Durant ces années, Bosco Ntaganda monte en puissance et devient commandant des opérations militaires du CNDP. Au début 2009, associé à des hauts gradés de l’armée rwandaise, il participe à un complot contre Laurent Nkunda, qui est attiré au Rwanda où il est arrêté et emprisonné. Ntaganda devient alors le principal commandant militaire du CNDP – une faction fidèle à Nkunda lui résiste en vain.
Pour la période 2009-2012, la carrière, les affaires et les alliances de Bosco Ntaganda sont précisément documentés par les enquêtes que conduit annuellement un «groupe d’experts» des Nations unies sur les réseaux de soutien aux milices du Kivu, sur les ressources dont ces dernières (c’est-à-dire leurs chefs) disposent, sur leurs activités illégales. Des rapports très minutieux sont publiés chaque année.
Je dois ici résumer et schématiser. Le Nord Kivu est situé aux marges d’un État vaste et faiblement contrôlé: Ntaganda tire pleinement parti de cette faiblesse de l’État central.
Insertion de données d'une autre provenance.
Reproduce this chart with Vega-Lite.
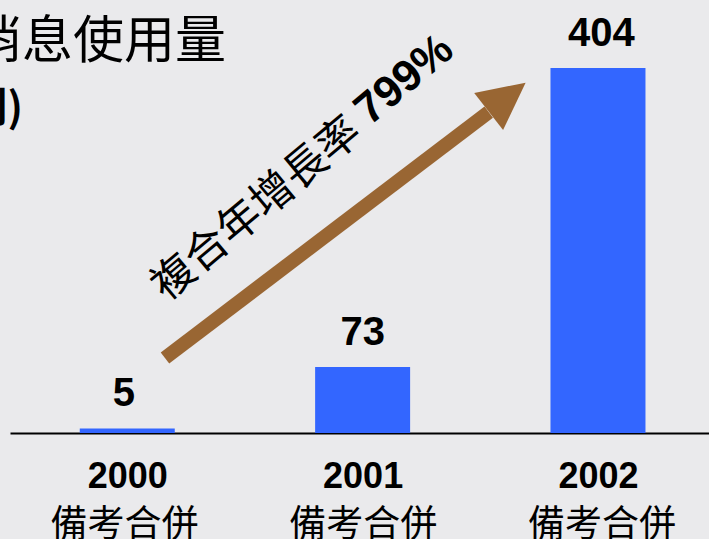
{
  "$schema": "https://vega.github.io/schema/vega-lite/v6.json",
  "autosize": "none",
  "width": 699,
  "height": 365,
  "padding": {"left": 10, "top": 68, "right": 0, "bottom": 106},
  "background": "#eaeaec",
  "title": {
    "text": "行動消息使用量",
    "subtitle": "(百萬則)",
    "anchor": "start",
    "frame": "group",
    "orient": "top",
    "dx": -141,
    "offset": -117,
    "font": "Noto Sans CJK TC",
    "fontSize": 51,
    "fontWeight": "normal",
    "color": "#000000",
    "subtitleFont": "Noto Sans CJK TC",
    "subtitleFontSize": 41,
    "subtitleFontWeight": "bold",
    "subtitleColor": "#000000",
    "subtitlePadding": 21
  },
  "datasets": {
    "bars": [
      {"year": 2000, "value": 5},
      {"year": 2001, "value": 73},
      {"year": 2002, "value": 404}
    ]
  },
  "layer": [
    {
      "data": {"name": "bars"},
      "mark": {"type": "bar", "size": 95, "color": "#3366FF"},
      "encoding": {
        "x": {
          "field": "year", "type": "quantitative",
          "scale": {"domain": [1999.523, 2002.4505], "nice": false, "zero": false},
          "axis": {
            "values": [2000, 2001, 2002], "format": "d", "title": null,
            "orient": "bottom", "grid": false, "ticks": false,
            "domain": true, "domainColor": "#000000", "domainWidth": 2,
            "labelFont": "Liberation Sans", "labelFontWeight": "bold",
            "labelFontSize": 36, "labelColor": "#000000", "labelPadding": 26,
            "labelFlush": false, "labelOverlap": false
          }
        },
        "y": {
          "field": "value", "type": "quantitative",
          "scale": {"domain": [0, 404], "nice": false},
          "axis": null
        }
      }
    },
    {
      "data": {"name": "bars"},
      "mark": {"type": "text", "baseline": "alphabetic", "dy": -22, "font": "Liberation Sans", "fontWeight": "bold", "fontSize": 40, "color": "#000000"},
      "encoding": {
        "x": {"field": "year", "type": "quantitative", "scale": {"domain": [1999.523, 2002.4505], "nice": false, "zero": false}, "axis": null},
        "y": {"field": "value", "type": "quantitative"},
        "text": {"field": "value", "type": "quantitative"}
      }
    },
    {
      "data": {"values": [{"x": 2000.172, "y": 83, "x2": 2001.528, "y2": 355.2}]},
      "mark": {"type": "rule", "strokeWidth": 14, "color": "#996633", "strokeCap": "butt"},
      "encoding": {
        "x": {"field": "x", "type": "quantitative", "scale": {"domain": [1999.523, 2002.4505], "nice": false, "zero": false}, "axis": null},
        "y": {"field": "y", "type": "quantitative"},
        "x2": {"field": "x2"},
        "y2": {"field": "y2"}
      }
    },
    {
      "data": {"values": [{"x": 2001.605, "y": 371.8}]},
      "mark": {"type": "point", "shape": "M0,-1L1,1L-1,1Z", "size": 2200, "angle": 52, "filled": true, "opacity": 1, "color": "#996633"},
      "encoding": {
        "x": {"field": "x", "type": "quantitative", "scale": {"domain": [1999.523, 2002.4505], "nice": false, "zero": false}, "axis": null},
        "y": {"field": "y", "type": "quantitative"}
      }
    },
    {
      "data": {"values": [{"label": "複合年增長率", "x": 2000.557, "y": 247.9}]},
      "mark": {"type": "text", "angle": -40, "align": "center", "baseline": "middle", "font": "Noto Sans CJK TC", "fontSize": 43, "color": "#000000"},
      "encoding": {
        "x": {"field": "x", "type": "quantitative", "scale": {"domain": [1999.523, 2002.4505], "nice": false, "zero": false}, "axis": null},
        "y": {"field": "y", "type": "quantitative"},
        "text": {"field": "label"}
      }
    },
    {
      "data": {"values": [{"label": "799%", "x": 2001.175, "y": 390.7}]},
      "mark": {"type": "text", "angle": -40, "align": "center", "baseline": "middle", "font": "Liberation Sans", "fontWeight": "bold", "fontSize": 44, "color": "#000000"},
      "encoding": {
        "x": {"field": "x", "type": "quantitative", "scale": {"domain": [1999.523, 2002.4505], "nice": false, "zero": false}, "axis": null},
        "y": {"field": "y", "type": "quantitative"},
        "text": {"field": "label"}
      }
    },
    {
      "data": {"name": "bars"},
      "mark": {"type": "point", "opacity": 0},
      "encoding": {
        "x": {
          "field": "year", "type": "quantitative",
          "scale": {"domain": [1999.523, 2002.4505], "nice": false, "zero": false},
          "axis": {
            "values": [2000, 2001, 2002], "labelExpr": "'備考合併'", "title": null,
            "orient": "bottom", "grid": false, "ticks": false, "domain": false,
            "labelFont": "Noto Sans CJK TC", "labelFontSize": 37,
            "labelColor": "#000000", "labelPadding": 74,
            "labelFlush": false, "labelOverlap": false
          }
        },
        "y": {"field": "value", "type": "quantitative"}
      }
    }
  ],
  "resolve": {"scale": {"x": "independent"}, "axis": {"x": "independent"}},
  "config": {"view": {"stroke": null}}
}
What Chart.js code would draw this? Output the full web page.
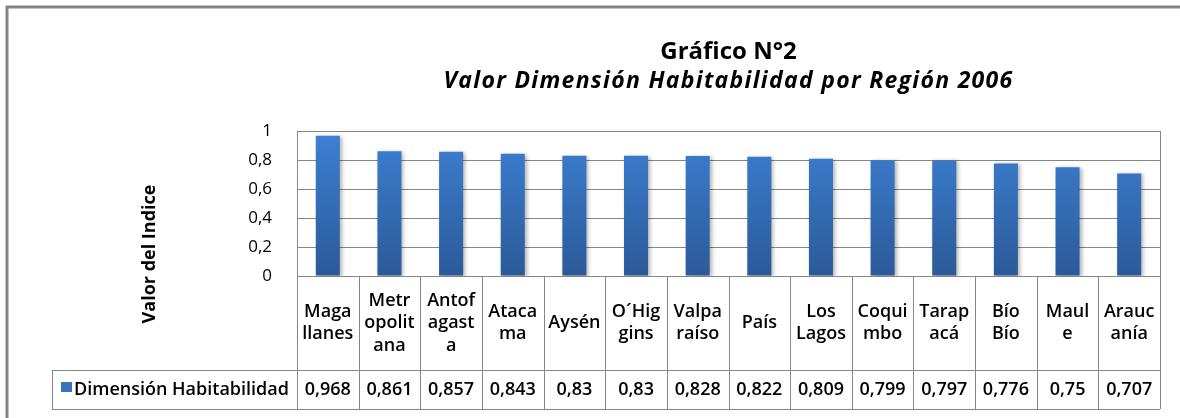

De 2007 à 2012, il détient des fonctions de commandement dans l’armée officielle (FARDC), et en même temps continue d’exercer un pouvoir, une influence sur les hommes du CNDP qui sont progressivement intégrés aux FARDC (il contrôle des chaînes de commandement parallèles), enfin il dispose de «bataillons cachés», c’est-à-dire d’une puissante milice privée ayant accès à des caches d’armes.
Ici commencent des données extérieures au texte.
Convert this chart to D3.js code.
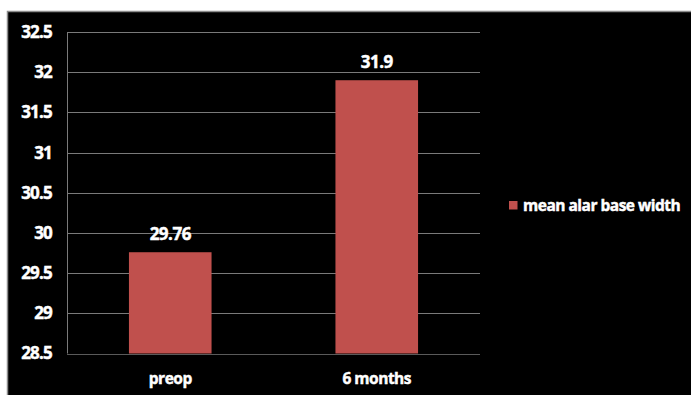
<!DOCTYPE html>
<html>
<head>
<meta charset="utf-8">
<script src="https://cdn.jsdelivr.net/npm/d3@7"></script>
<style>
  body { margin: 0; background: #fff; }
  svg text { font-family: "Open Sans", "DejaVu Sans", sans-serif; font-weight: bold; fill: #fff; stroke: #fff; stroke-width: 0.45px; }
</style>
</head>
<body>
<div id="chart"></div>
<script>
const categories = ['preop', '6 months'];
const values = [29.76, 31.9];
const seriesName = 'mean alar base width';
const yTicks = [28.5, 29, 29.5, 30, 30.5, 31, 31.5, 32, 32.5];

const W = 691, H = 395;
const margin = {left: 67, right: 211, top: 32, bottom: 41.5};

const svg = d3.select('#chart').append('svg')
    .attr('width', W)
    .attr('height', H);

// black chart area
svg.append('rect')
    .attr('x', 7.5).attr('y', 11.5)
    .attr('width', W).attr('height', H)
    .attr('fill', '#000')
    .attr('stroke', '#8c8c8c')
    .attr('stroke-width', 1.5);

const x = d3.scaleBand()
    .domain(categories)
    .range([margin.left, W - margin.right])
    .paddingInner(0.6)
    .paddingOuter(0.3);

const y = d3.scaleLinear()
    .domain([28.5, 32.5])
    .range([H - margin.bottom, margin.top]);

// gridlines
svg.append('g')
    .selectAll('line')
    .data(yTicks)
    .enter()
    .append('line')
    .attr('x1', margin.left).attr('x2', W - margin.right)
    .attr('y1', d => Math.round(y(d)) + 0.5).attr('y2', d => Math.round(y(d)) + 0.5)
    .attr('stroke', d => d === 28.5 ? '#5a5a5a' : '#7a7a7a')
    .attr('stroke-width', 1);

// y axis line
svg.append('line')
    .attr('x1', margin.left + 0.5).attr('x2', margin.left + 0.5)
    .attr('y1', y(32.5)).attr('y2', y(28.5))
    .attr('stroke', '#7a7a7a');

// y tick labels
svg.append('g')
    .selectAll('text')
    .data(yTicks)
    .enter()
    .append('text')
    .attr('x', 52)
    .attr('y', d => y(d))
    .attr('dy', '0.35em')
    .attr('text-anchor', 'end')
    .attr('font-size', 17)
    .attr('letter-spacing', -0.8)
    .text(d => d);

// bars
svg.append('g')
    .selectAll('rect')
    .data(values)
    .enter()
    .append('rect')
    .attr('x', (d, i) => x(categories[i]))
    .attr('y', d => y(d))
    .attr('width', x.bandwidth())
    .attr('height', d => y(28.5) - y(d))
    .attr('fill', '#C0504D');

// value labels
svg.append('g')
    .selectAll('text')
    .data(values)
    .enter()
    .append('text')
    .attr('x', (d, i) => x(categories[i]) + x.bandwidth() / 2)
    .attr('y', d => y(d) - 18)
    .attr('dy', '0.35em')
    .attr('text-anchor', 'middle')
    .attr('font-size', 17)
    .attr('letter-spacing', -0.5)
    .text(d => d);

// category labels
svg.append('g')
    .selectAll('text')
    .data(categories)
    .enter()
    .append('text')
    .attr('x', d => x(d) + x.bandwidth() / 2)
    .attr('y', 379)
    .attr('dy', '0.35em')
    .attr('text-anchor', 'middle')
    .attr('font-size', 15.5)
    .attr('letter-spacing', -0.5)
    .text(d => d);

// legend
const legend = svg.append('g').attr('transform', 'translate(509,201)');
legend.append('rect')
    .attr('width', 8.5).attr('height', 8.5)
    .attr('fill', '#C0504D');
legend.append('text')
    .attr('x', 14)
    .attr('y', 4.5)
    .attr('dy', '0.35em')
    .attr('font-size', 15.5)
    .attr('letter-spacing', -0.5)
    .text(seriesName);
</script>
</body>
</html>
Par ailleurs, selon les rapports des experts, Ntaganda continue d’exercer un pouvoir sur les anciens «fiefs» de Laurent Nkunda, c’est-à-dire impose des prélèvements en échange de sa protection.
Les enquêteurs dressent la liste des activités dont proviennent les ressources de Ntaganda: prélèvement d’une partie des taxes locales et douanières, des impôts collectés sur les routes, implication dans l’extraction, le commerce et la contrebande de minerais, dans le négoce des bois d’œuvre, trafic d’or, contrôle de passages clandestins entre la RDC et le Rwanda, possession d’un hôtel à Goma (le Kivu Light), propriétés foncières et élevage dans le territoire de Masisi (Nord Kivu).
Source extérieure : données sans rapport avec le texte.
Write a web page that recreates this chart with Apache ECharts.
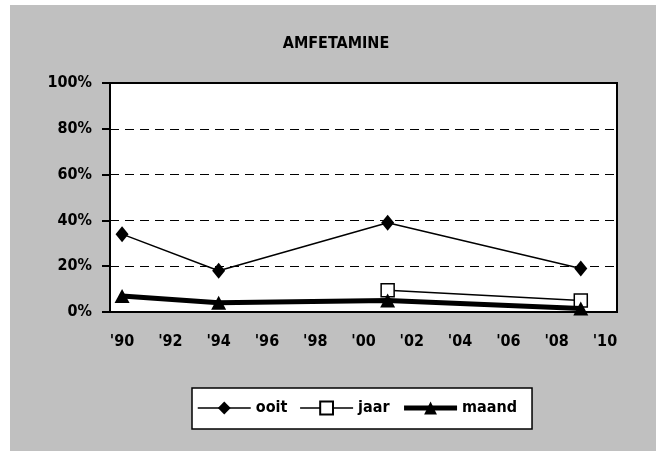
<!DOCTYPE html>
<html>
<head>
<meta charset="utf-8">
<script src="https://cdn.jsdelivr.net/npm/echarts@6/dist/echarts.min.js"></script>
<style>
  html, body { margin: 0; padding: 0; background: #ffffff; }
  #frame { position: absolute; left: 10px; top: 5px; width: 646px; height: 446px; background: #c0c0c0; }
  #chart { position: absolute; left: 0; top: 0; width: 656px; height: 451px; }
</style>
</head>
<body>
<div id="frame"></div>
<div id="chart"></div>
<script>
// Survey years on the horizontal axis (one slot per year, labelled every other year)
const years = ["'90", "'91", "'92", "'93", "'94", "'95", "'96", "'97", "'98", "'99", "'00",
               "'01", "'02", "'03", "'04", "'05", "'06", "'07", "'08", "'09", "'10"];

// Prevalence of amphetamine use, in percent
const ooitYears  = ["'90", "'94", "'01", "'09"];
const ooitValues = [34, 18, 39, 19];

const jaarYears  = ["'01", "'09"];
const jaarValues = [9.5, 5];

const maandYears  = ["'90", "'94", "'01", "'09"];
const maandValues = [7, 4, 5, 1.5];

const yTicks = [0, 20, 40, 60, 80, 100];

const FONT = "'DejaVu Sans Condensed', 'DejaVu Sans', sans-serif";

function pairs(xs, vs) { return xs.map((x, i) => [x, vs[i]]); }

const chart = echarts.init(document.getElementById('chart'), null, { renderer: 'canvas' });

chart.setOption({
  backgroundColor: 'transparent',
  animation: false,
  graphic: [{
    type: 'text',
    x: 336, y: 36,
    style: { text: 'AMFETAMINE', fill: '#000', font: 'bold 16px ' + FONT, textAlign: 'center' }
  }],
  grid: {
    left: 110, right: 39, top: 83, bottom: 139,
    show: true, backgroundColor: '#ffffff', borderColor: '#000', borderWidth: 2
  },
  xAxis: {
    type: 'category',
    data: years,
    boundaryGap: true,
    axisLine: { lineStyle: { color: '#000', width: 2 } },
    axisTick: { interval: 0, length: 6, lineStyle: { color: '#000', width: 2 } },
    axisLabel: { interval: 1, margin: 22, color: '#000', fontFamily: FONT, fontWeight: 'bold', fontSize: 16 },
    splitLine: { show: false }
  },
  yAxis: {
    type: 'value',
    min: yTicks[0], max: yTicks[yTicks.length - 1], interval: 20,
    axisLine: { show: true, lineStyle: { color: '#000', width: 2 } },
    axisTick: { show: true, length: 8, lineStyle: { color: '#000', width: 2 } },
    axisLabel: { margin: 18, color: '#000', fontFamily: FONT, fontWeight: 'bold', fontSize: 16, formatter: '{value}%' },
    splitLine: { show: true, lineStyle: { color: '#000', width: 1, type: [9, 6] } }
  },
  legend: {
    left: 192, top: 388,
    padding: [12, 15, 13, 5],
    backgroundColor: '#ffffff', borderColor: '#000', borderWidth: 1.5, borderRadius: 0,
    itemWidth: 53, itemHeight: 16, itemGap: 12,
    textStyle: { color: '#000', fontFamily: FONT, fontWeight: 'bold', fontSize: 16 },
    data: [
      { name: 'ooit', lineStyle: { width: 1.5 } },
      { name: 'jaar', lineStyle: { width: 1.5 } },
      { name: 'maand', lineStyle: { width: 5 } }
    ]
  },
  series: [
    {
      name: 'ooit', type: 'line',
      data: pairs(ooitYears, ooitValues),
      symbol: 'diamond', symbolSize: [13, 16],
      lineStyle: { color: '#000', width: 1.5 },
      itemStyle: { color: '#000', borderColor: '#000', borderWidth: 0 },
      z: 3
    },
    {
      name: 'jaar', type: 'line',
      data: pairs(jaarYears, jaarValues),
      symbol: 'rect', symbolSize: 13,
      lineStyle: { color: '#000', width: 1.5 },
      itemStyle: { color: '#ffffff', borderColor: '#000', borderWidth: 1.5 },
      z: 4
    },
    {
      name: 'maand', type: 'line',
      data: pairs(maandYears, maandValues),
      symbol: 'triangle', symbolSize: [15, 14],
      lineStyle: { color: '#000', width: 5 },
      itemStyle: { color: '#000', borderColor: '#000', borderWidth: 0 },
      z: 5
    }
  ]
});
</script>
</body>
</html>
Les enquêteurs établissent une liste extrêmement détaillée, mettent en lumière les alliances et les réseaux qu’entretient le général Bosco Ntaganda pour conduire et développer ces affaires.
En avril 2012, à la suite d’initiatives prises par le gouvernement central pour affaiblir les chaînes de commandements parallèles au sein des FARDC et supprimer les privilèges attachés aux fonctions de plusieurs ex-commandants du CNDP, le général Ntaganda s’attend à son arrestation, les pressions internationales s’accentuent en ce sens, prenant appui sur le mandat d’arrêt délivré par le procureur de la CPI en 2006; Ntaganda s’enfuit dans son ranch au Masisi (7 avril).
Les affrontements entre mutins et FARDC éclatent le 24 avril dans le Masisi. La mutinerie est mise en échec, Ntaganda et ses fidèles se replient vers une zone frontalière du Rwanda et de l’Ouganda. Depuis lors, c’est un autre officier, longtemps fidèle au général Nkunda, qui occupe le devant de la scène des mutins, le colonel Sultani Makenga.
Il crée un nouveau groupe rebelle, le M23, qui, depuis le 6 juillet, avec l’appui du Rwanda (selon une enquête des Nations unies rendue publique fin juin 2012), conduit des offensives victorieuses contre les forces gouvernementales.
Les principales contraintes qui pèsent sur les mutins proviennent non de l’État mais d’institutions internationales, la CPI d’une part, les intervenants civils et militaires mandatés par les Nations unies d’autre part.
Ce récit d’événements et le cas particulier du général Ntaganda illustrent une situation où une partie du pouvoir militaire échappe au contrôle civil, où des chefs de guerre s’approprient sur un territoire les pouvoirs de l’État, en l’occurrence le monopole de la force, le prélèvement de ressources sur la population, le contrôle d’une frontière.